Similarly, when the ccTLDs claim a right to decide which policy issues are global and when global ICANN policies should be binding on them (and to otherwise be responsible for their own local decision-making in consultation with their "local internet communities"), ICANN has responded that only ICANN can decide what issues may be solved locally and what issues must be addressed by mandatory global rules. Along the same lines, when gTLDs explain that they are constrained by the market and should be free to run their businesses as they see fit (absent a consensus that new rules are needed), ICANN responds that it must approve any change in their operations. These approaches reflect ICANN's view that it alone can act to protect the interests of the Global Internet Community.
The ICANN-centric worldview suffers from a critical blindspot: ICANN simply cannot see the possibility that local and decentralized organizations and actors may actually best reflect the views and values of all local actors. Particularly where the local organizations in question are open to broad participation or are constrained by market forces because customers can make choices among several options, deferring to actions by local organizations may produce optimal global solutions from the bottom up. Instead of reserving final approval powers to itself, ICANN could decide to increase potential competition, to delegate as much decision-making as possible to local or decentralized, autonomous groups that can more reliably reflect local values, and to allow these local groups to compete against each other to make policies attractive to participants.

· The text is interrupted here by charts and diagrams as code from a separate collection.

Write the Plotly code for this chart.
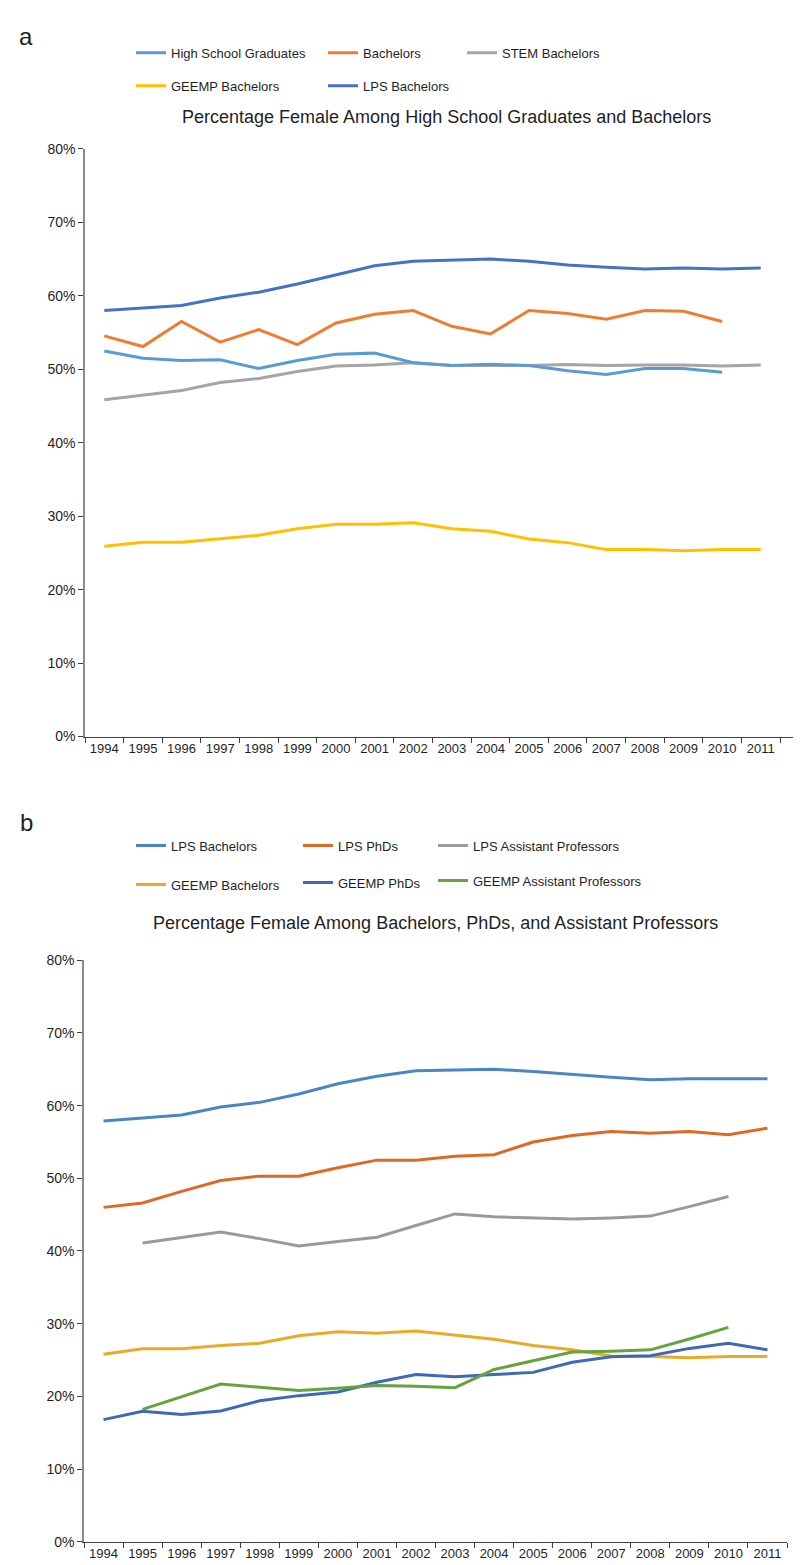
import plotly.graph_objects as go

W, H = 801, 1565

years = ["1994", "1995", "1996", "1997", "1998", "1999", "2000", "2001", "2002",
         "2003", "2004", "2005", "2006", "2007", "2008", "2009", "2010", "2011"]

# Panel a
a_hs_grads = [52.5, 51.5, 51.2, 51.3, 50.1, 51.2, 52.05, 52.2, 50.9, 50.5, 50.7, 50.5,
              49.8, 49.3, 50.1, 50.1, 49.6, None]
a_bachelors = [54.55, 53.1, 56.5, 53.7, 55.4, 53.35, 56.3, 57.5, 58.0, 55.85, 54.8, 58.0,
               57.6, 56.8, 58.0, 57.9, 56.5, None]
a_stem = [45.85, 46.5, 47.1, 48.2, 48.75, 49.7, 50.45, 50.6, 50.9, 50.5, 50.5, 50.5,
          50.65, 50.5, 50.6, 50.6, 50.45, 50.6]
a_geemp = [25.9, 26.45, 26.45, 26.9, 27.4, 28.3, 28.9, 28.9, 29.1, 28.3, 27.95, 26.9,
           26.4, 25.45, 25.45, 25.3, 25.45, 25.45]
a_lps = [58.0, 58.4, 58.7, 59.7, 60.5, 61.6, 62.9, 64.1, 64.7, 64.8, 65.0, 64.7,
         64.2, 63.9, 63.65, 63.8, 63.65, 63.8]

# Panel b
b_lps_bach = [57.9, 58.35, 58.7, 59.8, 60.45, 61.6, 63.0, 64.05, 64.8, 64.9, 65.0, 64.7,
              64.25, 63.9, 63.55, 63.7, 63.7, 63.7]
b_lps_phd = [46.0, 46.6, 48.2, 49.7, 50.3, 50.3, 51.45, 52.5, 52.5, 53.05, 53.25, 55.0,
             55.9, 56.45, 56.2, 56.45, 56.0, 56.9]
b_lps_ap = [None, 41.1, 41.9, 42.6, 41.7, 40.7, 41.3, 41.9, 43.5, 45.1, 44.7, 44.55,
            44.4, 44.55, 44.8, 46.1, 47.5, None]
b_geemp_bach = [25.8, 26.55, 26.55, 27.0, 27.3, 28.35, 28.9, 28.7, 29.0, 28.4, 27.85, 27.0,
                26.4, 25.55, 25.5, 25.3, 25.5, 25.5]
b_geemp_phd = [16.8, 17.95, 17.5, 18.0, 19.4, 20.1, 20.6, 21.95, 23.0, 22.7, 23.0, 23.3,
               24.7, 25.45, 25.6, 26.6, 27.3, 26.4]
b_geemp_ap = [None, 18.2, 19.95, 21.7, 21.25, 20.8, 21.1, 21.5, 21.4, 21.2, 23.7, 24.9,
              26.1, 26.2, 26.4, 27.9, 29.5, None]

FONT = "Liberation Sans"
TXT = "#1f1f1f"

fig = go.Figure()


def add(y, name, color, xa, ya, legend):
    fig.add_trace(go.Scatter(
        x=years, y=y, name=name, mode="lines",
        line=dict(color=color, width=3),
        xaxis=xa, yaxis=ya, legend=legend, legendgroup=name,
        connectgaps=False, hoverinfo="skip"))


add(a_stem, "STEM Bachelors", "#a5a5a5", "x", "y", "legend3")
add(a_hs_grads, "High School Graduates", "#5b9bd5", "x", "y", "legend")
add(a_bachelors, "Bachelors", "#ed7d31", "x", "y", "legend2")
add(a_geemp, "GEEMP Bachelors", "#ffc000", "x", "y", "legend")
add(a_lps, "LPS Bachelors", "#4472c4", "x", "y", "legend2")

add(b_lps_bach, "LPS Bachelors", "#4a86c5", "x2", "y2", "legend4")
add(b_geemp_bach, "GEEMP Bachelors", "#e8ab27", "x2", "y2", "legend4")
add(b_lps_phd, "LPS PhDs", "#dc6a27", "x2", "y2", "legend5")
add(b_geemp_phd, "GEEMP PhDs", "#3f69b6", "x2", "y2", "legend5")
add(b_lps_ap, "LPS Assistant Professors", "#9a9a9a", "x2", "y2", "legend6")
add(b_geemp_ap, "GEEMP Assistant Professors", "#66a23e", "x2", "y2", "legend6")


def px_x(v):
    return v / W


def px_y(v):
    return 1 - v / H


xcommon = dict(type="category", tickson="boundaries", ticks="outside", ticklen=5,
               tickcolor="#404040", showline=True, linecolor="#404040", linewidth=1,
               showgrid=False, zeroline=False, fixedrange=True,
               tickfont=dict(family=FONT, size=13, color=TXT))
ycommon = dict(range=[0, 80], dtick=10, ticksuffix="%", ticks="outside", ticklen=5,
               tickcolor="#404040", showline=True, linecolor="#8a8a8a", linewidth=1.5,
               showgrid=False, zeroline=False, fixedrange=True,
               tickfont=dict(family=FONT, size=14, color=TXT))

fig.update_layout(
    width=W, height=H, autosize=False,
    margin=dict(l=0, r=0, t=0, b=0),
    paper_bgcolor="white", plot_bgcolor="white",
    font=dict(family=FONT, color=TXT),
    xaxis=dict(domain=[px_x(77), 1.0], range=[-0.5, 18.25], anchor="y", **xcommon),
    yaxis=dict(domain=[px_y(728), px_y(134.3)], anchor="x", **ycommon),
    xaxis2=dict(domain=[px_x(76), px_x(779)], range=[-0.5, 17.5], anchor="y2", **xcommon),
    yaxis2=dict(domain=[px_y(1541.5), px_y(954)], anchor="x2", **ycommon),
)

leg_font = dict(family=FONT, size=13, color=TXT)


def legend_at(left, top, gap):
    return dict(x=px_x(left), y=px_y(top), xanchor="left", yanchor="top",
                orientation="v", font=leg_font, bgcolor="rgba(0,0,0,0)",
                tracegroupgap=gap, itemclick=False, itemdoubleclick=False)


fig.update_layout(
    legend=legend_at(123, 22, 13),
    legend2=legend_at(315, 22, 13),
    legend3=legend_at(454, 22, 13),
    legend4=legend_at(123, 823, 19),
    legend5=legend_at(290, 823, 17),
    legend6=legend_at(425, 823, 15),
)


def label(text, x, y, size):
    fig.add_annotation(text=text, x=px_x(x), y=px_y(y), xref="paper", yref="paper",
                       xanchor="center", yanchor="middle", showarrow=False,
                       font=dict(family=FONT, size=size, color=TXT))


label("a", 18, 21, 24)
label("b", 18, 815, 24)
label("Percentage Female Among High School Graduates and Bachelors", 438, 102, 18)
label("Percentage Female Among Bachelors, PhDs, and Assistant Professors", 427, 916, 18)

fig.write_html("out.html")
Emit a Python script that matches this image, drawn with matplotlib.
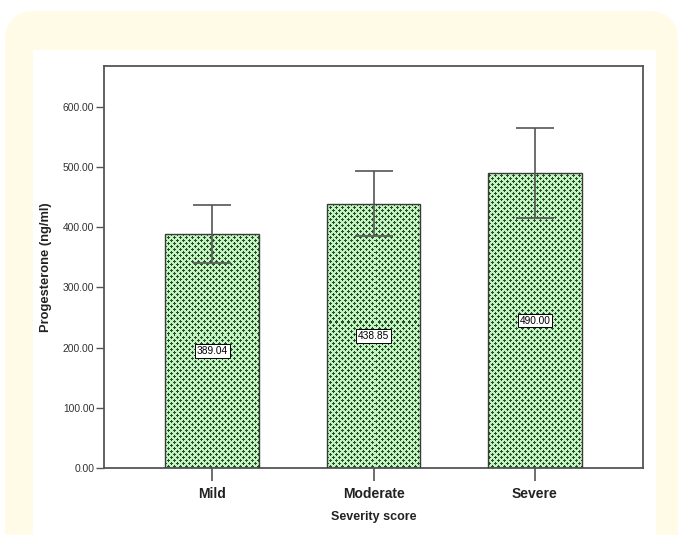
import numpy as np
import matplotlib
matplotlib.use("Agg")
import matplotlib.pyplot as plt
from matplotlib.patches import FancyBboxPatch, Rectangle

# data
categories = ["Mild", "Moderate", "Severe"]
means = [389.04, 438.85, 490.00]
errors = [48, 54, 75]
y_ticks = [0, 100, 200, 300, 400, 500, 600]

plt.rcParams["font.family"] = ["Liberation Sans", "DejaVu Sans"]

W, H = 679, 535
fig = plt.figure(figsize=(W / 100, H / 100), dpi=100)
fig.patch.set_facecolor("white")

# yellow rounded frame and white panel behind the plot
fig.patches.append(FancyBboxPatch((5 / W, -0.1), (678 - 5) / W, (H - 11) / H + 0.1,
                                  boxstyle="round,pad=0,rounding_size=0.045",
                                  transform=fig.transFigure, fc="#fffbe7", ec="none",
                                  mutation_aspect=W / H, zorder=-3))
fig.patches.append(Rectangle((33 / W, -0.1), (656 - 33) / W, (H - 50) / H + 0.1,
                             transform=fig.transFigure, fc="white", ec="none", zorder=-2))

ax_l, ax_r, ax_t, ax_b = 104, 643, 66, 468
ax = fig.add_axes([ax_l / W, (H - ax_b) / H, (ax_r - ax_l) / W, (ax_b - ax_t) / H])
ax.set_facecolor("white")

x = np.arange(len(categories))
xlim = (-0.67, 2.67)
ylim = (0, 668)
ax.set_xlim(*xlim)
ax.set_ylim(*ylim)

bars = ax.bar(x, means, width=0.58, color="none", edgecolor="#3a3a3a",
              linewidth=1.0, zorder=3)

# cross pattern tile for bar fill
pw, ph = ax_r - ax_l, ax_b - ax_t
light = np.array([0.76, 0.96, 0.76])
dark = np.array([0.16, 0.30, 0.16])
pattern = np.tile(light, (ph, pw, 1))
yy, xx = np.mgrid[0:ph, 0:pw]
for cx, cy in [(1, 1), (4, 4)]:
    dx = (xx - cx) % 6
    dy = (yy - cy) % 6
    mask = ((dx == 0) & ((dy <= 1) | (dy == 5))) | ((dy == 0) & ((dx <= 1) | (dx == 5)))
    pattern[mask] = dark

for b in bars:
    im = ax.imshow(pattern, extent=(xlim[0], xlim[1], ylim[0], ylim[1]),
                   aspect="auto", interpolation="nearest", zorder=2, origin="upper")
    im.set_clip_path(b)

ax.errorbar(x, means, yerr=errors, fmt="none", ecolor="#555555",
            elinewidth=1.2, capsize=13.5, capthick=1.2, zorder=4)

for xi, m in zip(x, means):
    ax.text(xi, m / 2, f"{m:.2f}", ha="center", va="center", fontsize=7.3,
            zorder=5, bbox=dict(boxstyle="square,pad=0.18", fc="white",
                                ec="black", lw=0.7))

ax.set_yticks(y_ticks)
ax.set_yticklabels([f"{v:.2f}" for v in y_ticks], fontsize=7.4, color="#333333")
ax.set_xticks(x)
ax.set_xticklabels(categories, fontsize=10, fontweight="bold", color="#222222")
ax.tick_params(axis="y", length=6, width=1, color="#555555", pad=1)
ax.tick_params(axis="x", length=9, width=1.2, color="#555555", pad=5)

for s in ax.spines.values():
    s.set_color("#555555")
    s.set_linewidth(1.3)

ax.set_xlabel("Severity score", fontsize=9, fontweight="bold", color="#222222",
              labelpad=7)
ax.set_ylabel("Progesterone (ng/ml)", fontsize=9.3, fontweight="bold",
              color="#222222", labelpad=8)

fig.savefig("out.png", dpi=100)
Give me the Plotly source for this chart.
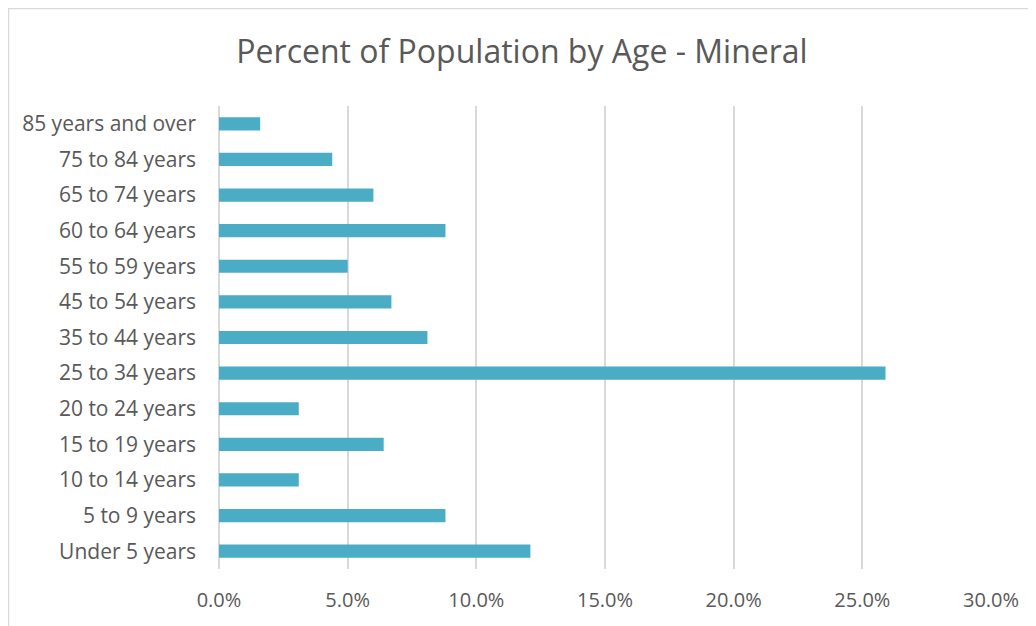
import plotly.graph_objects as go

categories = ["Under 5 years", "5 to 9 years", "10 to 14 years", "15 to 19 years",
              "20 to 24 years", "25 to 34 years", "35 to 44 years", "45 to 54 years",
              "55 to 59 years", "60 to 64 years", "65 to 74 years", "75 to 84 years",
              "85 years and over"]
percent = [12.1, 8.8, 3.1, 6.4, 3.1, 25.9, 8.1, 6.7, 5.0, 8.8, 6.0, 4.4, 1.6]
tick_vals = [0, 5, 10, 15, 20, 25, 30]
tick_text = ["0.0%", "5.0%", "10.0%", "15.0%", "20.0%", "25.0%", "30.0%"]

W, H = 1028, 618
L, T, PW, PH = 211, 98, 772, 463

fig = go.Figure(go.Bar(
    y=categories, x=percent, orientation="h",
    marker=dict(color="#4BACC6", line=dict(width=0)),
    hoverinfo="x+y",
))

fig.update_layout(
    width=W, height=H,
    margin=dict(l=L, r=W - L - PW, t=T, b=H - T - PH),
    paper_bgcolor="white", plot_bgcolor="white",
    bargap=0.63,
    showlegend=False,
    font=dict(family="Open Sans", color="#595959", size=20),
    title=dict(text="Percent of Population by Age - Mineral",
               x=0.5, xanchor="center", xref="container",
               y=1 - 44 / H, yanchor="middle", yref="container",
               font=dict(family="Open Sans", size=32, color="#595959")),
    xaxis=dict(range=[0, 30], tickvals=tick_vals, ticktext=tick_text,
               showgrid=True, gridcolor="#D9D9D9", gridwidth=1.5,
               zeroline=True, zerolinecolor="#D9D9D9", zerolinewidth=1.5,
               showline=False, ticks="", ticklabelstandoff=17,
               tickfont=dict(size=20, color="#595959"), fixedrange=True),
    yaxis=dict(categoryorder="array", categoryarray=categories,
               showgrid=False, zeroline=False, showline=False, ticks="",
               ticklabelstandoff=22,
               tickfont=dict(size=21, color="#595959"), fixedrange=True),
    shapes=[dict(type="rect", xref="paper", yref="paper",
                 x0=-(L - 0.5) / PW, x1=1 + (W - L - PW + 10) / PW,
                 y0=-(H - T - PH + 10) / PH, y1=1 + (T - 0.5) / PH,
                 line=dict(color="#D9D9D9", width=1.5), fillcolor="rgba(0,0,0,0)",
                 layer="below")],
)

fig.write_html("out.html")
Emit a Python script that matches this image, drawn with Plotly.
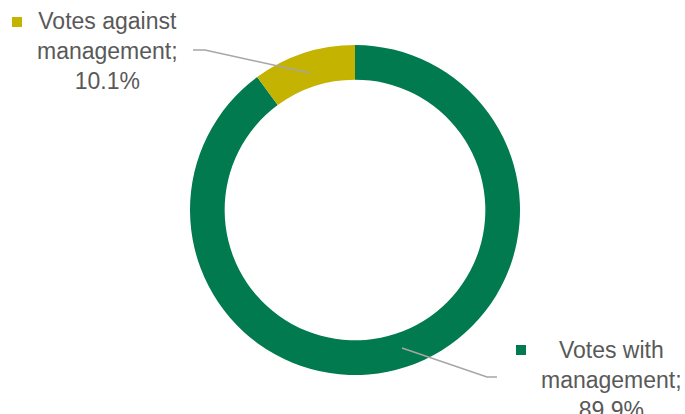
import plotly.graph_objects as go

labels = ["Votes with management", "Votes against management"]
values = [89.9, 10.1]
colors = ["#007A4E", "#C4B300"]
label_texts = ["Votes with<br>management;<br>89.9%", "Votes against<br>management;<br>10.1%"]

W, H = 685, 414

def px(x):
    return x / W

def py(y):
    return 1 - y / H

fig = go.Figure()
fig.add_trace(go.Pie(
    labels=labels, values=values, hole=0.79, sort=False, direction="clockwise",
    rotation=0, marker=dict(colors=colors, line=dict(width=0)),
    textinfo="none", hoverinfo="label+percent", showlegend=False,
    domain=dict(x=[px(190), px(520)], y=[py(375), py(45)]),
))

font = dict(family="Liberation Sans, Arial, sans-serif", size=23, color="#595959")
annotations = [
    dict(x=px(611), y=py(380), text=label_texts[0]),
    dict(x=px(107), y=py(51), text=label_texts[1]),
]
for a in annotations:
    a.update(xref="paper", yref="paper", xanchor="center", yanchor="middle",
             showarrow=False, align="center", font=font)

shapes = [
    # leader lines
    dict(type="path", path=f"M {px(193)} {py(50)} L {px(205)} {py(50)} L {px(310)} {py(73)}",
         xref="paper", yref="paper", line=dict(color="#A6A6A6", width=1.5)),
    dict(type="path", path=f"M {px(402)} {py(348)} L {px(487)} {py(377)} L {px(497)} {py(377)}",
         xref="paper", yref="paper", line=dict(color="#A6A6A6", width=1.5)),
    # legend keys
    dict(type="rect", x0=px(12), x1=px(22), y0=py(27), y1=py(17), xref="paper", yref="paper",
         fillcolor=colors[1], line=dict(width=0)),
    dict(type="rect", x0=px(516), x1=px(526), y0=py(355), y1=py(345), xref="paper", yref="paper",
         fillcolor=colors[0], line=dict(width=0)),
]

fig.update_layout(
    width=W, height=H, margin=dict(l=0, r=0, t=0, b=0),
    paper_bgcolor="white", plot_bgcolor="white",
    annotations=annotations, shapes=shapes,
)
fig.write_html("out.html", config=dict(displayModeBar=False),
               post_script="document.body.style.margin='0';document.body.style.overflow='hidden';")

It is admirable that the staff takes its responsibilities so seriously -- less so that they cannot see the value of reducing the burdens placed on global policy-making by ICANN. The founding goals of ICANN were to create bottom up decision-making and increase competition. Those involved in creating ICANN assumed that it would make relatively few global rules and would do so only when there was broad agreement that such rules were necessary.
There may be some need for some global rules. There is certainly a need to assure competition at all levels of a system that is capable of providing end users with too few choices or presenting risks of "lock in" to the choices they have made. But the need for competition would best be served by an ICANN decision to make it easier for new competitors to enter the business -- and for existing competitors to experiment with new business models and diverse terms and conditions.
We need a kind of ICANN that believes in the same kind of decentralized, cooperative action that gave rise to the net in the first place. Above all, DOC should now be watching for this central change in attitude to begin to manifest itself in ICANN's day-to-day decisions.
David R. Johnson is the founder of Graphical Groupware. Susan P. Crawford is a partner with Wilmer, Cutler & Pickering. This article was written in our personal capacities, and does not necessarily reflect the views of any client of Wilmer, Cutler & Pickering.